Horas depois D. Mari sai de casa,
descobre a porta dos fundos do prédio escancarada. Tranca. Passamos a tarde
fora. Inclusive foi a mesma tarde em que houve um tiroteio dentro do EatonCenter e nós estávamos lá, só que do lado de fora. Passamos a noite em um bar com uma
amiga e eu voltei mais cedo (pra variar).
Uma e meia da manhã eu chego em
casa. O prédio todo escuro e eu encontro a porta de trás ESCANCARADA.
Não sei porque eu entrei. Gritando,
acendendo todas as luzes, mas entrei.
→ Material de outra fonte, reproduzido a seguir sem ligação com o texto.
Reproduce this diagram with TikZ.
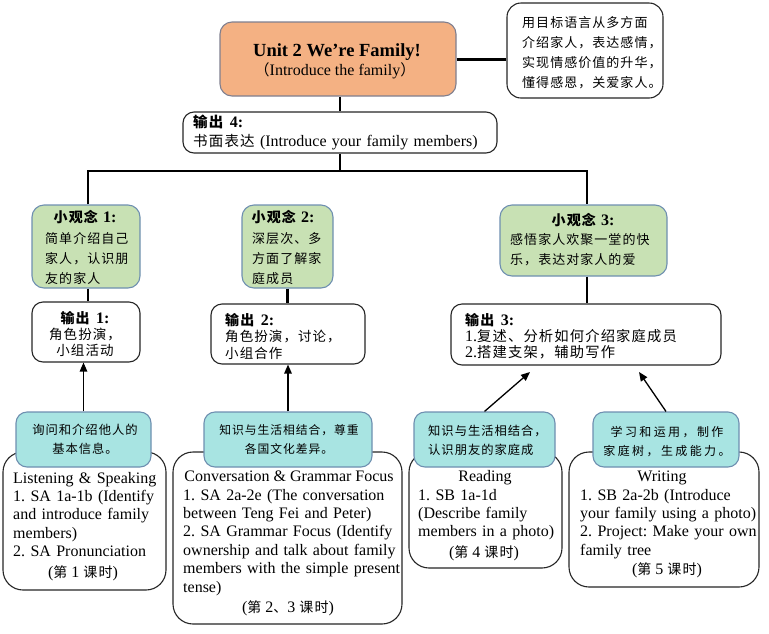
\documentclass[tikz,border=0pt]{standalone}
\usepackage{fontspec}
\setmainfont{Liberation Serif}
\newfontfamily\cjk[LetterSpace=8]{Noto Sans CJK SC}
\newfontfamily\cjkwide[LetterSpace=20]{Noto Sans CJK SC}
\usetikzlibrary{arrows.meta}
\definecolor{orangefill}{HTML}{F4B183}
\definecolor{greenfill}{HTML}{C8E1B4}
\definecolor{cyanfill}{HTML}{A8E4E2}
\definecolor{edgeblue}{HTML}{6E8FB0}
\definecolor{edgegray}{HTML}{7F7F8F}
\newcommand\zh[2][14]{{\cjk\fontsize{#1}{#1}\selectfont #2}}
\newcommand\zhb[2][14]{{\cjk\bfseries\fontsize{#1}{#1}\selectfont #2}}
\frenchspacing
\begin{document}
\begin{tikzpicture}[x=1pt,y=-1pt,
  rbox/.style={draw=black!85, line width=1.1pt, rounded corners=11pt, inner sep=0pt},
  wbox/.style={rbox, fill=white},
  bigbox/.style={rbox, fill=white, rounded corners=20pt},
  obox/.style={rbox, draw=edgegray, fill=orangefill, rounded corners=12pt},
  gbox/.style={rbox, draw=edgeblue, fill=greenfill, rounded corners=12pt},
  cbox/.style={rbox, draw=edgeblue, fill=cyanfill, rounded corners=11pt},
  en/.style={inner sep=0pt, font=\frenchspacing\fontsize{16}{18.4}\selectfont},
  enl/.style={en, anchor=base west, align=left, text width=#1},
  enc/.style={en, anchor=base, align=center, text width=#1},
  zhl/.style={inner sep=0pt, anchor=base west, align=left, text width=#1},
  zhc/.style={inner sep=0pt, anchor=base, align=center, text width=#1},
  tree/.style={line width=2.6pt},
  arr/.style={line width=1.3pt, -{Triangle[length=9pt,width=7.5pt]}}
]
\useasboundingbox (0,0) rectangle (769,633);

% ---- boxes ----
\node[obox, minimum width=236pt, minimum height=74pt] (title) at (338,59) {};
\node[wbox, rounded corners=14pt, minimum width=156pt, minimum height=95pt] (note) at (585,50.5) {};
\node[wbox, minimum width=314pt, minimum height=41pt] (out4) at (340,132.5) {};
\node[gbox, minimum width=108pt, minimum height=83pt] (idea1) at (86,246.5) {};
\node[gbox, minimum width=91pt, minimum height=83pt] (idea2) at (287.5,246.5) {};
\node[gbox, minimum width=167pt, minimum height=71pt] (idea3) at (583.5,240.5) {};
\node[wbox, minimum width=108pt, minimum height=60pt] (out1) at (86,332) {};
\node[wbox, minimum width=154pt, minimum height=60pt] (out2) at (288,334) {};
\node[wbox, minimum width=270pt, minimum height=61pt] (out3) at (586,334.5) {};
\node[bigbox, minimum width=163pt, minimum height=138pt] (w1) at (84.5,521) {};
\node[bigbox, minimum width=229pt, minimum height=172pt] (w2) at (287.5,538) {};
\node[bigbox, minimum width=153pt, minimum height=116pt] (w3) at (485.5,510) {};
\node[bigbox, minimum width=190pt, minimum height=135pt] (w4) at (664,519.5) {};
\node[cbox, minimum width=135pt, minimum height=55pt] (c1) at (83.5,439.5) {};
\node[cbox, minimum width=168pt, minimum height=55pt] (c2) at (288,439.5) {};
\node[cbox, minimum width=141pt, minimum height=55pt] (c3) at (484.5,439.5) {};
\node[cbox, minimum width=146pt, minimum height=55pt] (c4) at (666,439.5) {};

% ---- connectors ----
\coordinate (jL) at (88,171);
\coordinate (jR) at (587,171);
\coordinate (a3) at (530,372);
\coordinate (a4) at (639,372);
\draw[tree, line width=3pt] (title.east) -- (title.east -| note.west);
\draw[tree] (title.south -| out4.north) -- (out4.north);
\draw[tree] (out4.south) -- (out4.south |- jL);
\draw[tree] (idea1.north -| jL) -- (jL) -- (jR) -- (idea3.north -| jR);
\draw[tree] (idea1.south -| jL) -- (out1.north -| jL);
\draw[tree] (idea2.south) -- (idea2.south |- out2.north);
\draw[tree] (idea3.south -| jR) -- (out3.north -| jR);
\draw[arr] (c1.north) -- (c1.north |- out1.south);
\draw[arr] (c2.north) -- (c2.north |- out2.south);
\draw[arr] (c3.north) -- (a3);
\draw[arr] (c4.north) -- (a4);

% ---- texts ----
\node[inner sep=0pt, anchor=base, font=\fontsize{18.5}{20}\selectfont\bfseries] (tt1) at (337,56) {Unit 2 We’re Family!};
\node[inner sep=0pt, anchor=base, font=\fontsize{16}{18}\selectfont] (tt2) at (335,75) {\zh[15]{（}Introduce the family\zh[15]{）}};
\node[zhl=150pt, font=\cjk\fontsize{13}{20}\selectfont] (tnote) at (522,27) {用目标语言从多方面\\介绍家人，表达感情，\\实现情感价值的升华，\\懂得感恩，关爱家人。};
\node[enl=300pt, font=\frenchspacing\fontsize{16}{19}\selectfont] (tout4) at (193,127) {\zhb[14.5]{输出} \textbf{4:}\\\zh[14.5]{书面表达} (Introduce your family members)};

\node[inner sep=0pt, anchor=base, font=\fontsize{16}{18}\selectfont] (ti1h) at (85,222) {\zhb[14]{小观念} \textbf{1:}};
\node[zhl=100pt, font=\cjk\fontsize{13}{20}\selectfont] (ti1) at (45,243) {简单介绍自己\\家人，认识朋\\友的家人};
\node[inner sep=0pt, anchor=base, font=\fontsize{16}{18}\selectfont] (ti2h) at (283,222) {\zhb[14]{小观念} \textbf{2:}};
\node[zhl=90pt, font=\cjk\fontsize{13}{20}\selectfont] (ti2) at (252,243) {深层次、多\\方面了解家\\庭成员};
\node[inner sep=0pt, anchor=base, font=\fontsize{16}{18}\selectfont] (ti3h) at (583,225) {\zhb[14]{小观念} \textbf{3:}};
\node[zhl=160pt, font=\cjk\fontsize{13}{20}\selectfont] (ti3) at (510,244) {感悟家人欢聚一堂的快\\乐，表达对家人的爱};

\node[enc=100pt, font=\frenchspacing\fontsize{16}{16}\selectfont] (to1) at (85,323) {\zhb[14]{输出} \textbf{1:}\\\zh[13.5]{角色扮演，}\\\zh[13.5]{小组活动}};
\node[enl=140pt, font=\frenchspacing\fontsize{16}{16.5}\selectfont] (to2) at (225,325) {\zhb[14]{输出} \textbf{2:}\\\zh[13.5]{角色扮演，讨论，}\\\zh[13.5]{小组合作}};
\node[enl=250pt, font=\frenchspacing\fontsize{16}{16}\selectfont] (to3) at (465,325) {\zhb[14]{输出} \textbf{3:}\\1.\zh[14.3]{复述、分析如何介绍家庭成员}\\2.\zh[14.3]{搭建支架，辅助写作}};

\node[zhc=130pt, font=\cjk\fontsize{12.3}{19.5}\selectfont] (tc1) at (85,434) {询问和介绍他人的\\基本信息。};
\node[zhc=165pt, font=\cjk\fontsize{11.8}{19.5}\selectfont] (tc2) at (289,434) {知识与生活相结合，尊重\\各国文化差异。};
\node[zhl=135pt, font=\cjk\fontsize{12.3}{19}\selectfont] (tc3) at (428,435) {知识与生活相结合，\\认识朋友的家庭成};
\node[zhc=140pt, font=\cjkwide\fontsize{12}{19.5}\selectfont] (tc4) at (667,436) {学习和运用，制作\\家庭树，生成能力。};

\node[enl=158pt] (tw1) at (13,483) {Listening \& Speaking\\1. SA 1a-1b (Identify\\and introduce family\\members)\\2. SA Pronunciation};
\node[en, anchor=base] (tw1f) at (83,577) {(\zh{第} 1 \zh{课时})};
\node[en, anchor=base] (tw2h) at (289,481) {Conversation \& Grammar Focus};
\node[enl=225pt] (tw2) at (183,500) {1. SA 2a-2e (The conversation\\between Teng Fei and Peter)\\2. SA Grammar Focus (Identify\\ownership and talk about family\\members with the simple present\\tense)};
\node[en, anchor=base] (tw2f) at (288,612) {(\zh{第} 2\zh{、}3 \zh{课时})};
\node[en, anchor=base] (tw3h) at (485,481) {Reading};
\node[enl=145pt] (tw3) at (418,500) {1. SB 1a-1d\\(Describe family\\members in a photo)};
\node[en, anchor=base] (tw3f) at (484,557) {(\zh{第} 4 \zh{课时})};
\node[en, anchor=base] (tw4h) at (662,481) {Writing};
\node[enl=185pt] (tw4) at (580,500) {1. SB 2a-2b (Introduce\\your family using a photo)\\2. Project: Make your own\\family tree};
\node[en, anchor=base] (tw4f) at (667,574) {(\zh{第} 5 \zh{课时})};
\end{tikzpicture}
\end{document}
Devia ter chamado a policia, mas como
tava uma confusão por conta da mudança do homem, não chamei. Não havia ninguém no
prédio, graças a deus. Tranquei a porta e fui dormir.
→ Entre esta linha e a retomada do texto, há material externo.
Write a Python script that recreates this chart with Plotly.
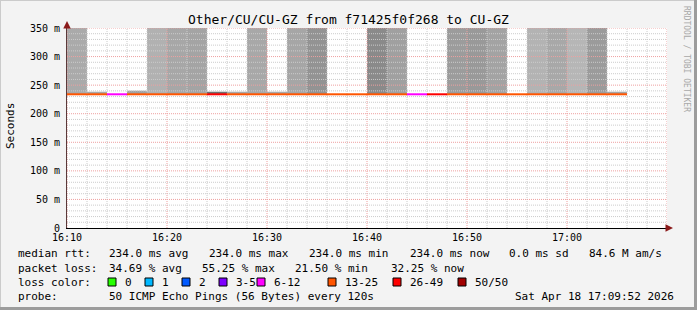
import pandas as pd
import plotly.graph_objects as go

# ---------------- data ----------------
DAY = "2026-04-18"
slot_start = ["16:10", "16:12", "16:14", "16:16", "16:18", "16:20", "16:22", "16:24",
              "16:26", "16:28", "16:30", "16:32", "16:34", "16:36", "16:38", "16:40",
              "16:42", "16:44", "16:46", "16:48", "16:50", "16:52", "16:54", "16:56",
              "16:58", "17:00", "17:02", "17:04"]
median_rtt_ms = [234.0, 234.0, 234.0, 234.0, 234.0, 234.0, 234.0, 234.0,
                 234.0, 234.0, 234.0, 234.0, 234.0, 234.0, 234.0, 234.0,
                 234.0, 234.0, 234.0, 234.0, 234.0, 234.0, 234.0, 234.0,
                 234.0, 234.0, 234.0, 234.0]
smoke_low_ms = [233.5, 233.5, 234.0, 233.5, 233.5, 233.5, 233.5, 233.5,
                233.5, 233.5, 233.5, 233.5, 233.5, 234.0, 234.0, 233.5,
                233.5, 234.0, 234.0, 233.5, 233.5, 233.5, 234.0, 233.5,
                233.5, 233.5, 233.5, 233.5]
smoke_high_ms = [400.0, 238.5, 234.0, 240.3, 400.0, 400.0, 400.0, 238.5,
                 238.5, 400.0, 238.5, 400.0, 400.0, 234.0, 234.0, 400.0,
                 400.0, 234.0, 234.0, 400.0, 400.0, 400.0, 234.0, 400.0,
                 400.0, 400.0, 400.0, 238.5]
loss_pct = [38.0, 30.0, 21.5, 30.0, 42.0, 40.0, 38.0, 55.25,
            30.0, 40.0, 28.0, 38.0, 44.0, 27.0, 28.0, 46.0,
            40.0, 23.0, 54.0, 44.0, 42.0, 40.0, 27.0, 38.0,
            40.0, 38.0, 44.0, 32.25]
loss_labels = ["0", "1", "2", "3-5", "6-12", "13-25", "26-49", "50/50"]
loss_low_count = [0, 1, 2, 3, 6, 13, 26, 50]
loss_high_count = [0, 1, 2, 5, 12, 25, 49, 50]
PINGS = 50
STEP_S = 120

rtt_stats = [234.0, 234.0, 234.0, 234.0]      # avg, max, min, now (ms)
rtt_sd_ms = 0.0
rtt_am_s = "84.6 M"
loss_stats = [34.69, 55.25, 21.50, 32.25]     # avg, max, min, now (%)
title_text = "Other/CU/CU-GZ from f71425f0f268 to CU-GZ"
probe_text = "50 ICMP Echo Pings (56 Bytes) every 120s"
stamp_text = "Sat Apr 18 17:09:52 2026"
x_tick_labels = ["16:10", "16:20", "16:30", "16:40", "16:50", "17:00"]

# ---------------- styles ----------------
loss_colors = ["#26ff00", "#00b8ff", "#0059ff", "#7e00ff", "#ff00ff",
               "#ff5500", "#ff0000", "#a10000"]
smoke_gray = [170, 168, 168, 162, 177, 167, 164, 112,
              168, 168, 168, 166, 147, 168, 168, 138,
              160, 168, 168, 156, 153, 163, 168, 179,
              168, 182, 155, 165]
MONO = "DejaVu Sans Mono"
W, H = 697, 310
L, R, T, B = 67, 30, 28, 82
PW, PH = W - L - R, H - T - B
Y_MAX = 350
grid_major = "#eea0a0"
grid_minor = "#cccccc"


def px(xp):
    return (xp - L) / PW


def py(yp):
    return (T + PH - yp) / PH


starts = [pd.Timestamp(f"{DAY} {s}") for s in slot_start]
ends = [s + pd.Timedelta(seconds=STEP_S) for s in starts]
t0 = pd.Timestamp(f"{DAY} 16:10")
t1 = pd.Timestamp(f"{DAY} 17:10")

fig = go.Figure()

# smoke
fig.add_trace(go.Bar(
    x=starts,
    y=[h - lo for h, lo in zip(smoke_high_ms, smoke_low_ms)],
    base=smoke_low_ms,
    width=STEP_S * 1000, offset=0,
    marker=dict(color=[f"rgb({g},{g},{g})" for g in smoke_gray], line=dict(width=0)),
    showlegend=False, hoverinfo="skip",
))

# grid drawn over the smoke (as rrdtool does), under the median line
minor_t = [t for t in pd.date_range(t0, t1, freq="2min") if t.minute % 10 != 0]
major_t = [t for t in pd.date_range(t0, t1, freq="10min")]
minor_v = [v for v in range(10, Y_MAX, 10) if v % 50 != 0]
major_v = [v for v in range(50, Y_MAX + 1, 50)]


def grid_trace(ts, vs, color):
    xs, ys = [], []
    for t in ts:
        xs += [t, t, None]
        ys += [0, Y_MAX, None]
    for v in vs:
        xs += [t0, t1, None]
        ys += [v, v, None]
    return go.Scatter(x=xs, y=ys, mode="lines",
                      line=dict(color=color, width=1, dash="1px,1px"),
                      showlegend=False, hoverinfo="skip")


fig.add_trace(grid_trace(minor_t, minor_v, grid_minor))
fig.add_trace(grid_trace(major_t, major_v, grid_major))


def bucket(p):
    c = round(p / 100 * PINGS)
    for i, (lo, hi) in enumerate(zip(loss_low_count, loss_high_count)):
        if lo <= c <= hi:
            return i
    return len(loss_labels) - 1


for bi, col in enumerate(loss_colors):
    xs, ys = [], []
    for s, e, m, p in zip(starts, ends, median_rtt_ms, loss_pct):
        if bucket(p) == bi:
            xs += [s, e, None]
            ys += [m, m, None]
    if xs:
        fig.add_trace(go.Scatter(x=xs, y=ys, mode="lines",
                                 line=dict(color=col, width=2),
                                 showlegend=False, hoverinfo="skip"))

yt = list(range(0, Y_MAX + 1, 50))
ytt = ["0"] + [f"{v} m" for v in yt[1:]]

fig.update_layout(
    width=W, height=H,
    margin=dict(l=L, r=R, t=T, b=B, pad=0),
    paper_bgcolor="#f3f3f3", plot_bgcolor="#ffffff",
    font=dict(family=MONO, size=10, color="#000000"),
    showlegend=False,
    xaxis=dict(type="date", range=[t0, t1],
               tickvals=[pd.Timestamp(f"{DAY} {s}") for s in x_tick_labels],
               ticktext=x_tick_labels,
               showgrid=False, showline=True, linecolor="#000000", linewidth=1,
               zeroline=False, ticks="", layer="above traces",
               tickfont=dict(family=MONO, size=10)),
    yaxis=dict(range=[0, Y_MAX], tickvals=yt, ticktext=ytt,
               showgrid=False, showline=True, linecolor="#5a3a3a", linewidth=1,
               zeroline=False, ticks="", ticklabelstandoff=4, layer="above traces",
               tickfont=dict(family=MONO, size=10)),
)

ann = []


def txt(x, y, s, size=11, color="#000000", anchor="left", angle=0):
    ann.append(dict(x=px(x), y=py(y), xref="paper", yref="paper", text=s,
                    showarrow=False, xanchor=anchor, yanchor="middle",
                    textangle=angle, font=dict(family=MONO, size=size, color=color)))


txt(348, 19, title_text, size=13, anchor="center")
txt(10, 126, "Seconds", size=11, anchor="center", angle=-90)
txt(687, 59, "RRDTOOL / TOBI OETIKER", size=8, color="#a8a8a8", anchor="center", angle=90)

y1, y2, y3, y4 = 254, 268, 282, 296
txt(16, y1, "median rtt:")
for xp, v, lab in zip([107, 207, 307, 408], rtt_stats, ["avg", "max", "min", "now"]):
    txt(xp, y1, f"{v:.1f} ms {lab}")
txt(507, y1, f"{rtt_sd_ms:.1f} ms sd")
txt(587, y1, f"{rtt_am_s} am/s")

txt(16, y2, "packet loss:")
for xp, v, lab in zip([107, 200, 293, 389], loss_stats, ["avg", "max", "min", "now"]):
    txt(xp, y2, f"{v:.2f} % {lab}")

txt(16, y3, "loss color:")
sq_x = [108, 145, 182, 219, 257, 328, 393, 458]
shapes = []
for xp, lab, col in zip(sq_x, loss_labels, loss_colors):
    shapes.append(dict(type="rect", xref="paper", yref="paper",
                       x0=px(xp), x1=px(xp + 8), y0=py(y3 + 4), y1=py(y3 - 4),
                       fillcolor=col, line=dict(color="#000000", width=1)))
    txt(xp + 15, y3, lab)

txt(16, y4, "probe:")
txt(107, y4, probe_text)
txt(513, y4, stamp_text)

# axis arrows
ann.append(dict(x=px(L), y=py(21), xref="paper", yref="paper", ax=0, ay=7,
                showarrow=True, arrowhead=2, arrowsize=1, arrowwidth=1.5,
                arrowcolor="#8b1a1a", text=""))
ann.append(dict(x=px(673), y=py(T + PH), xref="paper", yref="paper", ax=-7, ay=0,
                showarrow=True, arrowhead=2, arrowsize=1, arrowwidth=1.5,
                arrowcolor="#8b1a1a", text=""))

# frame
shapes += [
    dict(type="rect", xref="paper", yref="paper", x0=px(0), x1=px(W), y0=py(1), y1=py(0),
         fillcolor="#cbcbcb", line=dict(width=0), layer="below"),
    dict(type="rect", xref="paper", yref="paper", x0=px(0), x1=px(1), y0=py(H), y1=py(0),
         fillcolor="#cbcbcb", line=dict(width=0), layer="below"),
    dict(type="rect", xref="paper", yref="paper", x0=px(0), x1=px(W), y0=py(H), y1=py(H - 3),
         fillcolor="#9c9c9c", line=dict(width=0), layer="below"),
    dict(type="rect", xref="paper", yref="paper", x0=px(W - 3), x1=px(W), y0=py(H), y1=py(0),
         fillcolor="#9c9c9c", line=dict(width=0), layer="below"),
]

fig.update_layout(annotations=ann, shapes=shapes)
fig.write_html("out.html")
No dia seguinte continuamos sem
internet. Tentamos falar com D. Cocota, mas descobrimos que ela não está.
Ninguém está no prédio. Lembro que no 3o andar, pela entrada da
frente, fica o aparelho da internet que podemos checar. Tentamos abrir nossa
porta da frente e descobrimos que ela está atravancada por ummonte de objetos.
Tentamos abrir a porta da frente do prédio por fora, está trancada de uma forma
tal que não conseguimos. Ninguém responde telefone. Nem D. Cocota, nem filha,
nem o ex-namorado. Fiquei puta e empurrei tanto a porta que ela abriu, quase
quebrando um Buda enorme de pedra. Carreguei todas as tranqueiras para a frente
da porta dos outros e vi que o aparelho da internet tava desligado. Liguei.
Resolvido.
De tarde, enquanto dávamos um
passeio, liga D. Cocota. A filha ouviu nosso recado e ela ligou pra saber se
estava tudo bem, pois havia viajado. Contamos do episódio da porta escancarada
duas vezes. Ela perde para checarmos se as portas dos aptos estão trancadas.
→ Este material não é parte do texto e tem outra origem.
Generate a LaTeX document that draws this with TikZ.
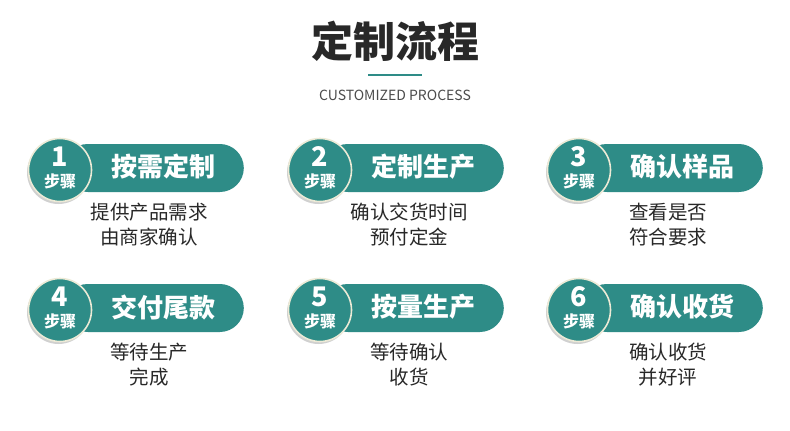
\documentclass[tikz,border=0pt]{standalone}
\usepackage{fontspec}
\setmainfont{Noto Sans CJK SC}
\usetikzlibrary{shadows}

\definecolor{stepteal}{RGB}{46,140,135}
\definecolor{rimcream}{RGB}{236,234,214}
\definecolor{inkdark}{RGB}{40,40,40}

\tikzset{
  pill/.style={fill=stepteal, minimum width=180pt, minimum height=48pt, rounded corners=24pt, anchor=east},
  badge/.style={circle, fill=stepteal, draw=rimcream, line width=1.6pt, minimum size=63pt, inner sep=0pt,
    drop shadow={shadow xshift=-1.5pt, shadow yshift=-2.5pt, opacity=0.3, fill=black!60}},
  stepnum/.style={text=white, font=\fontsize{27}{27}\selectfont\bfseries},
  steptag/.style={text=white, font=\fontsize{16}{16}\selectfont\bfseries},
  pilltext/.style={text=white, font=\fontsize{26}{26}\selectfont\bfseries},
  desc/.style={text=inkdark, font=\fontsize{19.5}{19.5}\selectfont}
}

\begin{document}
\begin{tikzpicture}[x=1pt,y=-1pt]
\fill[white] (0,0) rectangle (790,431);
\useasboundingbox (0,0) rectangle (790,431);

% heading
\node[text=inkdark, font=\fontsize{42}{42}\selectfont\bfseries] (title) at (395,41) {定制流程};
\draw[stepteal, line width=2pt] (368,75) -- (422,75);
\node[text=black!70, font=\fontsize{14}{14}\selectfont] (subtitle) at (395,95) {CUSTOMIZED PROCESS};

% six steps
\foreach \n/\cx/\cy/\head/\lineA/\lineB in {
  1/60/169/按需定制/提供产品需求/由商家确认,
  2/320/169/定制生产/确认交货时间/预付定金,
  3/579/169/确认样品/查看是否/符合要求,
  4/60/309/交付尾款/等待生产/完成,
  5/320/309/按量生产/等待确认/收货,
  6/579/309/确认收货/确认收货/并好评}{
  \node[pill] (pill-\n) at (\cx+184,\cy-1) {};
  \node[badge] (badge-\n) at (\cx,\cy+1) {};
  \node[stepnum] (num-\n) at (\cx,\cy-12) {\n};
  \node[steptag] (tag-\n) at (\cx,\cy+12) {步骤};
  \node[pilltext] (head-\n) at (\cx+103,\cy-2) {\head};
  \node[desc] (descA-\n) at (\cx+89,\cy+43) {\lineA};
  \node[desc] (descB-\n) at (\cx+89,\cy+68) {\lineB};
}
\end{tikzpicture}
\end{document}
Checamos e tudo certo. Logo depois liga o ex-namorado dizendo que tinha sido
acusado de tentar provocar o mau à família deixando propositadamente a porta
aberta e querendo nos convencer de que ele é uma pessoa boa e nunca faria
isso...........
Deus!
Morar nesse prédio é fazer parte
dessa família louca.
Pelo menos todo mundo sumiu e, nos últimos dias, estamos vivendo na paz
do senhor.... Só não sabemos até quando.